A coincidência com a comemoração do 25º aniversário da eleição de João Paulo II acabou por dar outra perspectiva aos noticiários, passando-se aos balanços, um pouco em tom final, do seu pontificado, intervalados com vácuas especulações sobre o seu sucessor e o que este teria de fazer para satisfazer a clientela e adaptar a fé ao gosto dos fiéis.
A ocasião forneceu contudo apreciações mais profundas do percurso de um dos mais marcantes protagonistas das mudanças que se deram nos finais do século XX, mas também e, sobretudo, de um dos mais afirmativos chefes da Igreja Católica de todos os tempos.
Sublinhou-se a sua luta pela liberdade, no combate a um regime que aguilhoava os povos, sacrificados a mais um mito redentor, desta vez pseudo-científico. Elogiou-se a sua obstinada e generosa defesa da dignidade do Homem, em todas as situações, sem desculpas e sem excepções. Louvou-se a denúncia das injustiças sociais, a coragem na oposição à violência.
Registou-se a dificuldade em classificá-lo segundo os parâmetros convencionais, apontando-se a sua experiência política, o progressismo social e o conservadorismo doutrinário, afinal uma forte afirmação de coerência. Ele é o homem que combateu o comunismo em nome da liberdade; que luta pelos oprimidos e humildes contra os fortes e prepotentes; que não hesitou em atribuir à intervenção divina a sua salvação do atentado que o vitimou num dia 13 de Maio; que escolheu as comemorações do seu jubileu de prata para beatificar a figura, tão ilustrativa das insuportáveis injustiças da sociedade moderna, e a que o seu pontificado tanto se identifica, da Madre Teresa de Calcutá. Ele não cedeu aos ventos da moda, não hesitou em proclamar a verdade da sua fé, mesmo sendo impopular - e por isso se tornou um ídolo da juventude. Como Cristo no Templo, ele veio para dividir, com a misericórdia do perdão, mas com a firmeza da fé, tão incómoda e difícil numa sociedade que se julga, no racionalismo, na ciência e - mais preocupantemente - na técnica, detentora da verdade e capaz de domesticar o mundo e a vida.
Mas todos esses comentários, certos e justos, tenderam a considerar a vida do Papa um pouco já no passado e não se terá salientado suficientemente o alcance do testemunho que, com o seu visível e angustiante sofrimento físico, está no presente a dar.

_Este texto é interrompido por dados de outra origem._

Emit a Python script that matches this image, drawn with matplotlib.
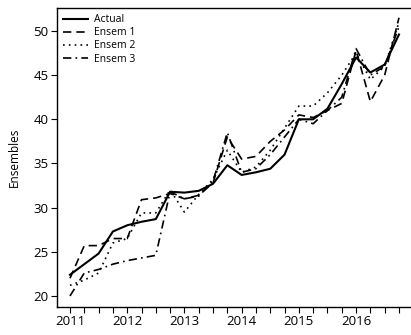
import matplotlib
matplotlib.use("Agg")
import matplotlib.pyplot as plt
import numpy as np

plt.rcParams['font.family'] = ['Open Sans', 'DejaVu Sans']

# Quarterly observations, 2011 Q1 through 2016 Q4
quarters = 2011 + 0.25 * np.arange(24)

actual = [22.4, 23.6, 24.8, 27.3, 28.0, 28.4, 28.7, 31.8, 31.7, 31.9, 32.7, 34.8,
          33.7, 34.0, 34.4, 36.0, 40.0, 40.0, 41.2, 44.0, 47.0, 45.3, 46.2, 49.6]
ensem1 = [22.0, 25.7, 25.7, 26.5, 26.5, 30.9, 31.1, 31.6, 31.0, 31.4, 32.8, 38.0,
          35.5, 35.8, 37.5, 38.8, 40.5, 40.2, 41.0, 41.8, 47.8, 42.0, 45.0, 51.5]
ensem2 = [21.2, 21.8, 22.6, 26.0, 26.5, 29.4, 29.4, 32.0, 29.5, 31.5, 33.2, 36.5,
          34.0, 34.6, 36.5, 39.0, 41.5, 41.5, 43.0, 45.0, 47.5, 44.5, 46.0, 51.0]
ensem3 = [20.0, 22.6, 23.0, 23.6, 24.0, 24.3, 24.6, 31.8, 31.0, 31.3, 33.0, 38.5,
          34.0, 34.4, 36.0, 38.0, 40.0, 39.5, 41.0, 42.5, 48.0, 45.0, 46.0, 50.5]

year_ticks = [2011, 2012, 2013, 2014, 2015, 2016]
y_ticks = [20, 25, 30, 35, 40, 45, 50]

fig = plt.figure(figsize=(4.11, 3.35), dpi=100)
ax = fig.add_axes([57 / 411, 1 - 307 / 335, 1 - 57 / 411, 299 / 335])

ax.plot(quarters, actual, color='black', lw=1.5, ls='-', label='Actual')
ax.plot(quarters, ensem1, color='black', lw=1.2, ls=(0, (5, 3)), label='Ensem 1')
ax.plot(quarters, ensem2, color='black', lw=1.2, ls=(0, (1, 2.5)), label='Ensem 2')
ax.plot(quarters, ensem3, color='black', lw=1.2, ls=(0, (5, 2.5, 1, 2.5)), label='Ensem 3')

ax.set_xlim(2010.773, 2016.96)
ax.set_ylim(18.75, 52.6)

quarter_ticks = np.arange(2011, 2017, 0.25)
ax.set_xticks(quarter_ticks)
ax.set_xticklabels([str(int(q)) if q in year_ticks else '' for q in quarter_ticks])
ax.set_yticks(y_ticks)
ax.tick_params(axis='both', direction='out', length=4, width=0.8, labelsize=9.5, pad=2)

ax.spines['right'].set_visible(False)
for s in ('left', 'bottom', 'top'):
    ax.spines[s].set_linewidth(1.0)

ax.set_ylabel('Ensembles', fontsize=8.5, labelpad=9)

leg = ax.legend(loc='upper left', fontsize=7.5, frameon=True, fancybox=False,
                handlelength=2.4, handletextpad=0.6, borderaxespad=0.3,
                labelspacing=0.2, borderpad=0.3)
leg.get_frame().set_edgecolor('white')
leg.get_frame().set_facecolor('white')

fig.savefig('out.png', dpi=100)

Num mundo onde, segundo a feliz frase de Chomsky - sobressaltem-se os puristas do pensamento único, li-a no «Figaro Magazine», citada por um eurodeputado gaullista - a mercantilização de todos os aspectos da vida está a criar um novo totalitarismo, onde as pessoas valem mais pelo que têm do que pelo que são, onde a condescendência própria só tem paralelo na implacável exigência com os outros, onde os valores éticos se moldam às conveniências, onde o expediente é mais apreciado que a integridade. Num mundo onde se atribui aos pobres e aos fracos o epítome de excluídos, cruelmente apropriado porque a sociedade os rejeita. Num mundo, enfim, onde a doença envergonha e se esconde a morte, porque destoa do hedonismo dominante, o Papa vem afirmar, com o seu exemplo, que a dignidade humana não tem fronteiras. Persiste além da doença, além da humilhação, além do sofrimento, além da morte. Que os pobres, os humildes, os doentes, os que sofrem, dela partilham inteiramente. E que todos sem excepção se têm de resignar à condição humana.
João Paulo II sobrepõe à doença e à dor a sua força espiritual para nos transmitir este testemunho inquietante e subversivo no mundo em que vivemos, talvez o mais forte do seu Pontificado. O qual é, por isso, bem presente. Foi essa a notícia que não vi nos telejornais. Porém, a mais sensacional e alarmante.